Date Prev | Date Next | Date Index | Thread Index | Author Index | Historical

Re: Thoughts on increasing MTUs on the internet

  • From: Douglas Otis
  • Date: Sat Apr 14 23:52:14 2007


On Apr 14, 2007, at 1:10 PM, Iljitsch van Beijnum wrote:
On 14-apr-2007, at 19:22, Douglas Otis wrote:

1500 byte MTUs in fact work. I'm all for 9K MTUs, and would recommend them. I don't see the point of 65K MTUs.

Keep in mind that a 9KB MTU still reduces the Ethernet CRC effectiveness by a fair amount.

I can't find bit error rate specs for various types of ethernet real quick, but if you assume 10^-9 that means that ~ 1 in 10000 11454 byte packets has one bit error, so around 1 in 10^12 has four bit errors and has a _chance_ to defeat the CRC32. The naieve assumption that only 1 in 2^32 of those packets with 3 flipped bits will have a valid CRC32 is probably incorrect, but the CRC should still catch most of those packetss for a fairly large value of "most".

http://www.ietf.org/rfc/rfc3385.txt http://citeseer.ist.psu.edu/koopman02bit.html


For 1500 byte packets the fraction of packets with three bits flipped would be around 1 : 10^15, correcting for the larger number of packets per given amount of data, that's a difference of about 1 : 100.


Quoting from "When The CRC and TCP Checksum Disagree" by Jonathan Stone and Craig Partridge:


http://citeseer.ist.psu.edu/cache/papers/cs/21401/ http:zSzzSzsigcomm.it.uu.sezSzconfzSzpaperzSzsigcomm2000-9-1.pdf/ stone00when.pdf

"Traces of Internet packets from the past two years show that between 1 packet in 1,100 and 1 packet in 32,000 fails the TCP checksum, even on links where link-level CRCs should catch all but 1 in 4 billion errors. For certain situations, the rate of checksum failures can be even higher: in one hour-long test we observed a checksum failure of 1 packet in 400. We investigate why so many errors are observed, when link-level CRCs should catch nearly all of them.

We have collected nearly 500,000 packets which failed the TCP or UDP or IP checksum. This dataset shows the Internet has a wide variety of error sources which can not be detected by link-level checks. We describe analysis tools that have identified nearly 100 different error patterns. Categorizing packet errors, we can infer likely causes which explain roughly half the observed errors. The causes span the entire spectrum of a network stack, from memory errors to bugs in TCP.

After an analysis we conclude that the checksum will fail to detect errors for roughly 1 in 16 million to 10 billion packets. From our analysis of the cause of errors, we propose simple changes to several protocols which will decrease the rate of undetected error. Even so, the highly non-random distribution of errors strongly suggests some applications should employ application-level checksums or equivalents."

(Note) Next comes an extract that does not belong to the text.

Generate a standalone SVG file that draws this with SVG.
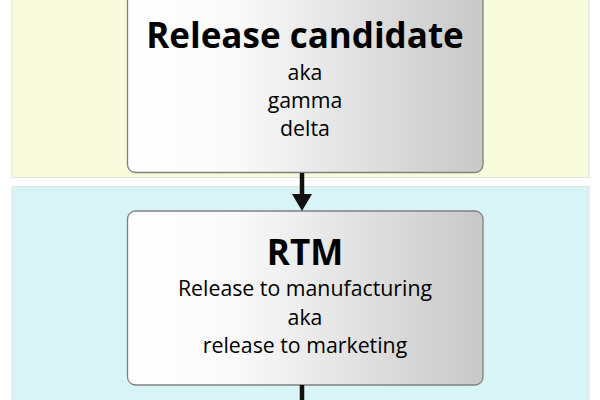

Hardware weaknesses within DSLAMs or various memory arrays, such as a weak driver on some internal interface, can generate high levels of multi-bit errors not detected by TCP checksums. When affecting the same bit within an interface, more than 1 out of 100 may go undetected.


That seems like a lot, but getting better quality fiber easily compensates for this. Expressed differently, the average amount of data transmitted where you see one packet with three flipped bits is around 10 petabytes for 11454 byte packets and some 1.3 exabytes for 1500 byte packets. For the large packets that would be one packet in three years at 1 Gbps, for the small ones one packet in 380 years.

Consider that the CRC is not always carried with the packet between interfaces.


-Doug